(GIVEN MATERIAL)
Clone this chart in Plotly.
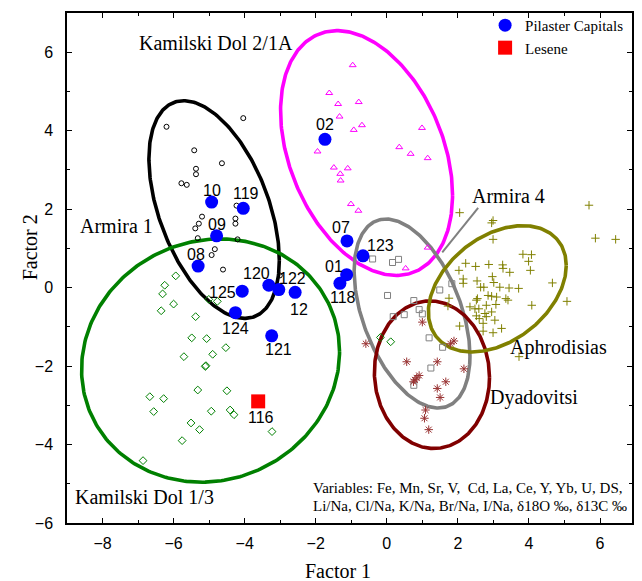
import numpy as np
import plotly.graph_objects as go

# ---------------- data ----------------
armira1_x = [-6.20, -4.04, -5.42, -4.64, -5.37, -5.37, -5.78, -5.63, -4.23, -5.20,
             -5.29, -5.39, -4.26, -4.26, -5.32, -4.20, -4.84, -4.93, -4.61, -3.01]
armira1_y = [4.10, 4.32, 3.50, 3.17, 3.03, 2.89, 2.66, 2.62, 2.09, 1.81,
             1.63, 1.51, 1.76, 1.63, 1.26, 1.23, 0.98, 0.83, 0.46, 0.31]

kd21a_x = [-0.96, -1.62, -1.37, -0.79, -1.33, -0.70, -0.93, 0.99, -1.95, 0.35,
           0.67, 1.15, -1.49, -1.10, -1.31, -1.30, -1.01, -0.80, 1.15, 0.53]
kd21a_y = [5.67, 4.96, 4.68, 4.73, 4.36, 4.14, 4.02, 4.07, 3.47, 3.58,
           3.41, 3.30, 3.06, 3.04, 2.90, 2.73, 2.13, 1.96, 1.02, 0.49]

kd13_x = [-5.94, -6.25, -6.31, -6.00, -6.35, -5.01, -4.77, -5.38, -5.49, -5.07,
          -4.53, -5.71, -4.90, -5.11, -5.09, -5.32, -4.50, -6.67, -6.28, -6.56,
          -4.94, -4.41, -4.30, -5.51, -5.27, -3.23, -5.76, -6.86, -0.18, 0.11]
kd13_y = [0.30, 0.06, -0.16, -0.42, -0.59, -0.30, -0.35, -0.74, -1.28, -1.30,
          -1.53, -1.76, -1.70, -2.01, -1.99, -2.61, -2.63, -2.78, -2.83, -3.16,
          -3.15, -3.12, -3.24, -3.45, -3.62, -3.67, -3.90, -4.41, -1.27, -1.38]

armira4_x = [-0.40, 0.16, 0.33, 0.02, 0.76, 0.18, 0.49, 0.91, 1.00, 1.49,
             1.83, 1.19, 1.57, 1.24, 0.76]
armira4_y = [0.73, 0.64, 0.72, -0.20, -0.33, -0.74, -0.69, -0.56, -0.67, -0.06,
             0.10, -1.28, -1.52, -2.05, -2.49]

dyad_x = [-0.59, 1.00, 0.56, 1.42, 1.79, 1.89, 2.17, 0.91, 0.84, 0.79,
          0.75, 1.66, 1.42, 1.50, 1.09, 1.06, 1.18]
dyad_y = [-1.43, -0.88, -1.89, -1.89, -1.43, -1.36, -2.07, -2.24, -2.30, -2.35,
          -2.40, -2.40, -2.57, -2.80, -3.12, -3.33, -3.62]

aphro_x = [2.05, 2.95, 2.99, 2.99, 5.69, 5.87, 6.44, 3.83, 4.07, 3.99,
           4.04, 2.22, 2.50, 2.87, 3.26, 3.27, 3.46, 2.03, 2.97, 2.15,
           2.15, 2.54, 3.01, 2.64, 2.73, 3.18, 3.44, 3.71, 4.66, 2.85,
           2.95, 3.09, 2.55, 2.52, 3.35, 3.41, 5.07, 4.08, 2.34, 2.48,
           2.59, 2.80, 3.07, 1.75, 1.72, 2.76, 2.80, 2.52, 2.95, 3.04,
           2.60, 2.71, 2.05, 2.71, 2.99, 3.23, 3.72]
aphro_y = [1.91, 1.65, 1.71, 1.23, 2.10, 1.26, 1.23, 0.85, 0.84, 0.67,
           0.44, 0.62, 0.54, 0.59, 0.58, 0.49, 0.39, 0.44, 0.28, 0.22,
           0.11, 0.17, 0.13, 0.01, 0.01, 0.01, -0.01, -0.02, 0.12, -0.20,
           -0.22, -0.24, -0.28, -0.32, -0.28, -0.32, -0.35, -0.45, -0.49, -0.54,
           -0.54, -0.45, -0.43, -0.27, -0.47, -0.66, -0.74, -0.72, -0.62, -0.83,
           -0.79, -0.91, -0.98, -1.11, -1.15, -1.04, -1.76]

pilaster_labels = ["02", "07", "123", "01", "118", "10", "119", "09", "08",
                   "125", "124", "120", "122", "12", "121"]
pilaster_x = [-1.74, -1.12, -0.67, -1.13, -1.32, -4.93, -4.04, -4.79, -5.31,
              -4.07, -4.26, -3.32, -3.04, -2.58, -3.24]
pilaster_y = [3.78, 1.19, 0.81, 0.33, 0.11, 2.18, 2.02, 1.32, 0.55,
              -0.09, -0.64, 0.06, -0.05, -0.12, -1.23]

lesene_labels = ["116"]
lesene_x = [-3.62]
lesene_y = [-2.90]

# confidence ellipses: centre x, centre y, sd x, sd y, correlation
ell_names = ["Armira 1", "Kamilski Dol 2/1A", "Kamilski Dol 1/3", "Armira 4",
             "Dyadovitsi", "Aphrodisias"]
ell_cx = [-4.86, -0.57, -4.96, 0.71, 1.27, 3.11]
ell_cy = [1.99, 3.43, -1.86, -0.66, -2.22, -0.03]
ell_sx = [1.835, 2.42, 3.63, 1.63, 1.62, 1.94]
ell_sy = [2.775, 3.12, 3.10, 2.41, 1.88, 1.61]
ell_r = [-0.467, -0.344, 0.073, -0.45, -0.036, 0.369]

x_ticks = [-8, -6, -4, -2, 0, 2, 4, 6]
y_ticks = [-6, -4, -2, 0, 2, 4, 6]

# ---------------- styles ----------------
SERIF = "Liberation Serif, Times New Roman, serif"
SANS = "Liberation Sans, Arial, sans-serif"
ell_colors = ["#000000", "#FF00FF", "#008000", "#808080", "#800000", "#808000"]

# label offsets in pixels (dx right, dy up)
lab_off = {"02": (0, 15), "07": (-6, 13), "123": (17, 10), "01": (-13, 8),
           "118": (3, -14), "10": (0, 12), "119": (3, 15), "09": (0, 11),
           "08": (-2, 12), "125": (-20, -1), "124": (0, -16), "120": (-12, 12),
           "122": (14, 11), "12": (4, -17), "121": (7, -14), "116": (3, -16)}

fig = go.Figure()

t = np.linspace(0, 2 * np.pi, 301)
for cx, cy, sx, sy, r, col in zip(ell_cx, ell_cy, ell_sx, ell_sy, ell_r, ell_colors):
    ex = cx + sx * np.cos(t)
    ey = cy + sy * (r * np.cos(t) + np.sqrt(1 - r * r) * np.sin(t))
    fig.add_trace(go.Scatter(x=ex, y=ey, mode="lines", line=dict(color=col, width=3.6),
                             showlegend=False, hoverinfo="skip"))

groups = [
    (armira1_x, armira1_y, "circle-open", "#000000", 5),
    (kd21a_x, kd21a_y, "triangle-up-open", "#FF00FF", 6),
    (kd13_x, kd13_y, "diamond-open", "#008000", 6),
    (armira4_x, armira4_y, "square-open", "#808080", 6),
    (dyad_x, dyad_y, "asterisk-open", "#993333", 7),
    (aphro_x, aphro_y, "cross-thin-open", "#808000", 6),
]
for gx, gy, sym, col, sz in groups:
    fig.add_trace(go.Scatter(x=gx, y=gy, mode="markers",
                             marker=dict(symbol=sym, size=sz, color=col,
                                         line=dict(color=col, width=1)),
                             showlegend=False))

fig.add_trace(go.Scatter(x=pilaster_x, y=pilaster_y, mode="markers", name="Pilaster Capitals",
                         marker=dict(symbol="circle", size=13, color="#0000FF")))
fig.add_trace(go.Scatter(x=lesene_x, y=lesene_y, mode="markers", name="Lesene",
                         marker=dict(symbol="square", size=14, color="#FF0000")))

annotations = []
for lab, px, py in list(zip(pilaster_labels, pilaster_x, pilaster_y)) + \
        list(zip(lesene_labels, lesene_x, lesene_y)):
    dx, dy = lab_off[lab]
    annotations.append(dict(x=px, y=py, text=lab, showarrow=False, xshift=dx, yshift=dy,
                            font=dict(family=SANS, size=16, color="black")))

grp_lab = [
    ("Kamilski Dol 2/1A", -2.59, 6.24, "right"),
    ("Armira 1", -6.53, 1.57, "right"),
    ("Armira 4", 2.33, 2.33, "left"),
    ("Aphrodisias", 3.41, -1.53, "left"),
    ("Dyadovitsi", 2.85, -2.81, "left"),
    ("Kamilski Dol 1/3", -8.84, -5.33, "left"),
]
for txt, ax, ay, anc in grp_lab:
    annotations.append(dict(x=ax, y=ay, text=txt, showarrow=False, xanchor=anc,
                            font=dict(family=SERIF, size=20, color="black")))

annotations.append(dict(x=-2.14, y=-5.12, xanchor="left", showarrow=False,
                        text="Variables: Fe, Mn, Sr, V, &nbsp;Cd, La, Ce, Y, Yb, U, DS,",
                        font=dict(family=SERIF, size=15, color="black")))
annotations.append(dict(x=-2.14, y=-5.56, xanchor="left", showarrow=False,
                        text="Li/Na, Cl/Na, K/Na, Br/Na, I/Na, δ18O ‰, δ13C ‰",
                        font=dict(family=SERIF, size=15, color="black")))

annotations.append(dict(xref="paper", yref="paper", x=0.48, y=-0.095, showarrow=False,
                        xanchor="center", yanchor="middle",
                        text="Factor 1", font=dict(family=SERIF, size=20, color="black")))
annotations.append(dict(xref="paper", yref="paper", x=-0.066, y=0.54, showarrow=False,
                        xanchor="center", yanchor="middle",
                        textangle=-90, text="Factor 2",
                        font=dict(family=SERIF, size=20, color="black")))

fig.add_shape(type="line", x0=2.57, y0=2.03, x1=1.56, y1=0.90,
              line=dict(color="#808080", width=2))

axis_common = dict(showgrid=False, zeroline=False, showline=True, linecolor="black",
                   linewidth=1.5, mirror="ticks", ticks="inside", ticklen=5, tickwidth=1,
                   tickcolor="black", tickfont=dict(family=SANS, size=16, color="black"),
                   minor=dict(ticks="inside", ticklen=3, dtick=1, tickcolor="black"))

fig.update_layout(
    width=642, height=581,
    margin=dict(l=67, r=10, t=9, b=58),
    plot_bgcolor="white", paper_bgcolor="white",
    xaxis=dict(range=[-9, 6.9], tickvals=x_ticks, ticklabelstandoff=5, **axis_common),
    yaxis=dict(range=[-6, 7], tickvals=y_ticks, ticklabelstandoff=9, **axis_common),
    annotations=annotations,
    legend=dict(x=0.74, y=1.008, xanchor="left", yanchor="top", bgcolor="rgba(0,0,0,0)",
                font=dict(family=SERIF, size=15, color="black"), tracegroupgap=0),
)

fig.write_html("out.html")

(TO BE DONE) Return exactly what appears from the opening line of the material through the line with "-2.40, -2.40, -2.57, -2.80, -3.12, -3.33, -3.62]", apart from the pictures.

(SOLUTION TO THE EXERCISE)
Clone this chart in Plotly.
import numpy as np
import plotly.graph_objects as go

# ---------------- data ----------------
armira1_x = [-6.20, -4.04, -5.42, -4.64, -5.37, -5.37, -5.78, -5.63, -4.23, -5.20,
             -5.29, -5.39, -4.26, -4.26, -5.32, -4.20, -4.84, -4.93, -4.61, -3.01]
armira1_y = [4.10, 4.32, 3.50, 3.17, 3.03, 2.89, 2.66, 2.62, 2.09, 1.81,
             1.63, 1.51, 1.76, 1.63, 1.26, 1.23, 0.98, 0.83, 0.46, 0.31]

kd21a_x = [-0.96, -1.62, -1.37, -0.79, -1.33, -0.70, -0.93, 0.99, -1.95, 0.35,
           0.67, 1.15, -1.49, -1.10, -1.31, -1.30, -1.01, -0.80, 1.15, 0.53]
kd21a_y = [5.67, 4.96, 4.68, 4.73, 4.36, 4.14, 4.02, 4.07, 3.47, 3.58,
           3.41, 3.30, 3.06, 3.04, 2.90, 2.73, 2.13, 1.96, 1.02, 0.49]

kd13_x = [-5.94, -6.25, -6.31, -6.00, -6.35, -5.01, -4.77, -5.38, -5.49, -5.07,
          -4.53, -5.71, -4.90, -5.11, -5.09, -5.32, -4.50, -6.67, -6.28, -6.56,
          -4.94, -4.41, -4.30, -5.51, -5.27, -3.23, -5.76, -6.86, -0.18, 0.11]
kd13_y = [0.30, 0.06, -0.16, -0.42, -0.59, -0.30, -0.35, -0.74, -1.28, -1.30,
          -1.53, -1.76, -1.70, -2.01, -1.99, -2.61, -2.63, -2.78, -2.83, -3.16,
          -3.15, -3.12, -3.24, -3.45, -3.62, -3.67, -3.90, -4.41, -1.27, -1.38]

armira4_x = [-0.40, 0.16, 0.33, 0.02, 0.76, 0.18, 0.49, 0.91, 1.00, 1.49,
             1.83, 1.19, 1.57, 1.24, 0.76]
armira4_y = [0.73, 0.64, 0.72, -0.20, -0.33, -0.74, -0.69, -0.56, -0.67, -0.06,
             0.10, -1.28, -1.52, -2.05, -2.49]

dyad_x = [-0.59, 1.00, 0.56, 1.42, 1.79, 1.89, 2.17, 0.91, 0.84, 0.79,
          0.75, 1.66, 1.42, 1.50, 1.09, 1.06, 1.18]
dyad_y = [-1.43, -0.88, -1.89, -1.89, -1.43, -1.36, -2.07, -2.24, -2.30, -2.35,
          -2.40, -2.40, -2.57, -2.80, -3.12, -3.33, -3.62]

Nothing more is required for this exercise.